Japan and Nato sign partnership agreement
Agreement deepens co-operation with Western alliance as Tokyo faces rising tensions with Beijing over disputed islands in East China Sea
Japanese Prime Minister Shinzo Abe, concerned about China's rising military spending and disputes with Beijing over islands in the East China Sea, has signed a partnership deal with Nato.
The accord, signed by Abe and Nato Secretary General Anders Fogh Rasmussen on Tuesday during Abe's visit to the bloc's Brussels headquarters, will deepen Japan's co-operation with the Western alliance in areas such as counter-piracy, disaster relief and humanitarian assistance.
After addressing ambassadors from the 28 Nato nations, Abe drew a parallel between the situation in Ukraine, where Russia has annexed Crimea, and Asia, in an apparent allusion to a Sino-Japanese stand-off over islands in the East China Sea known as the Senkakus in Japan and the Diaoyus in China.
"We will not tolerate any change of status quo through intimidation or coercion or force. This is not only applicable to Europe or Ukraine. This is applicable to East Asia and it is applicable to the whole world," Abe said.
Abe urged Russia and political parties in Ukraine to recognise the legitimacy of Ukraine's May 25 presidential election.
"At the same time, in order to resolve this problem, we have to have dialogue with Russia."
Nato has said it would not get involved militarily in Ukraine but it has reinforced security in eastern European members of the bloc that are worried by Russia's renewed assertiveness.
In addition to steps it had already taken to increase its forces in Eastern Europe, Nato would "not hesitate to take further steps if necessary to ensure effective defence and protection of our allies", Rasmussen said.
Abe, who made his first visit to Nato headquarters in 2007, has long been interested in strengthening Japan's relations with the US-dominated alliance.
Analysts say Japan's aim is to increase diplomatic support over its security concerns, particularly China's military build-up and North Korean missile launches and nuclear tests.
"Japan does not actually expect Nato to play a direct military role in the Asia-Pacific region, but it does expect allies to share perceptions and approaches," Michito Tsuruoka, a senior research fellow at Japan's National Institute for Defence Studies, wrote in a paper for the Nato Defence College last year.
Tension between Japan and China spiked last year when Beijing announced an air-defence zone over a wide area including the disputed islands.
Abe told Nato ambassadors he believed Japan should play a more active role in defending the freedom of overflight and navigation in the region.
With its operations in Afghanistan coming to an end and Russia flexing its muscles, Nato is now expected to refocus on its core mission of defending its territory, a trend that may not be welcome to Japan and other partners outside Nato's area.

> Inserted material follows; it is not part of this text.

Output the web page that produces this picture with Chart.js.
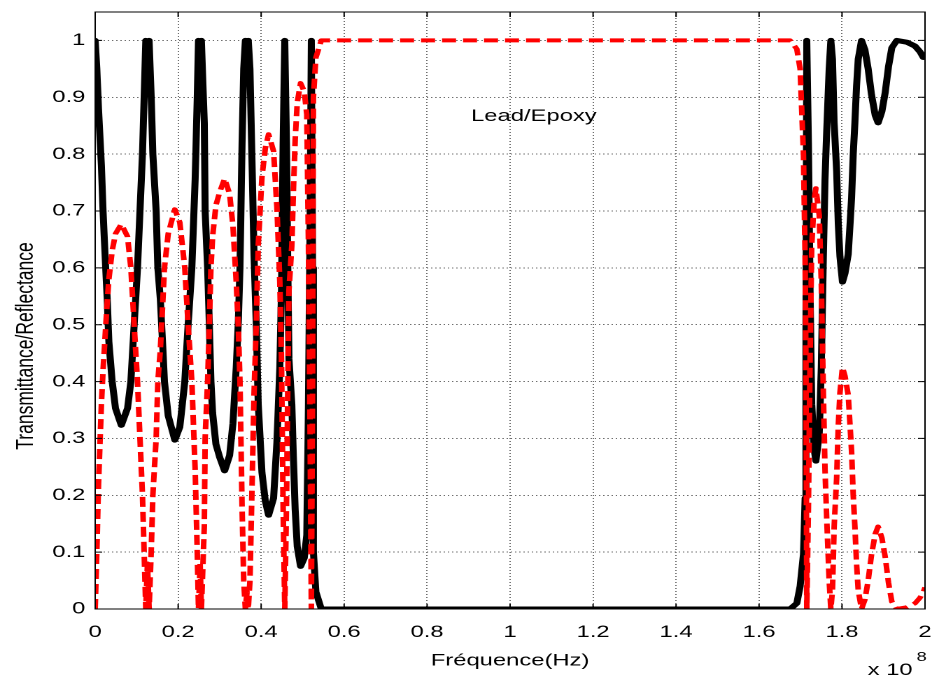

Abe's priority has been to revive a long-sluggish economy, but he has also pledged to strengthen Japan's military and boost its security profile to meet what he says is a threat from China's rapid military build-up.
Abe also aims to lift Japan's ban on collective self-defence, which means helping an ally under attack, to bolster security ties with the United States.
Rasmussen said Nato welcomed Japan's steps "to become a pro-active contributor to peace".
"We share interests in countering piracy, countering terrorism. We share interests in disarmament," he said.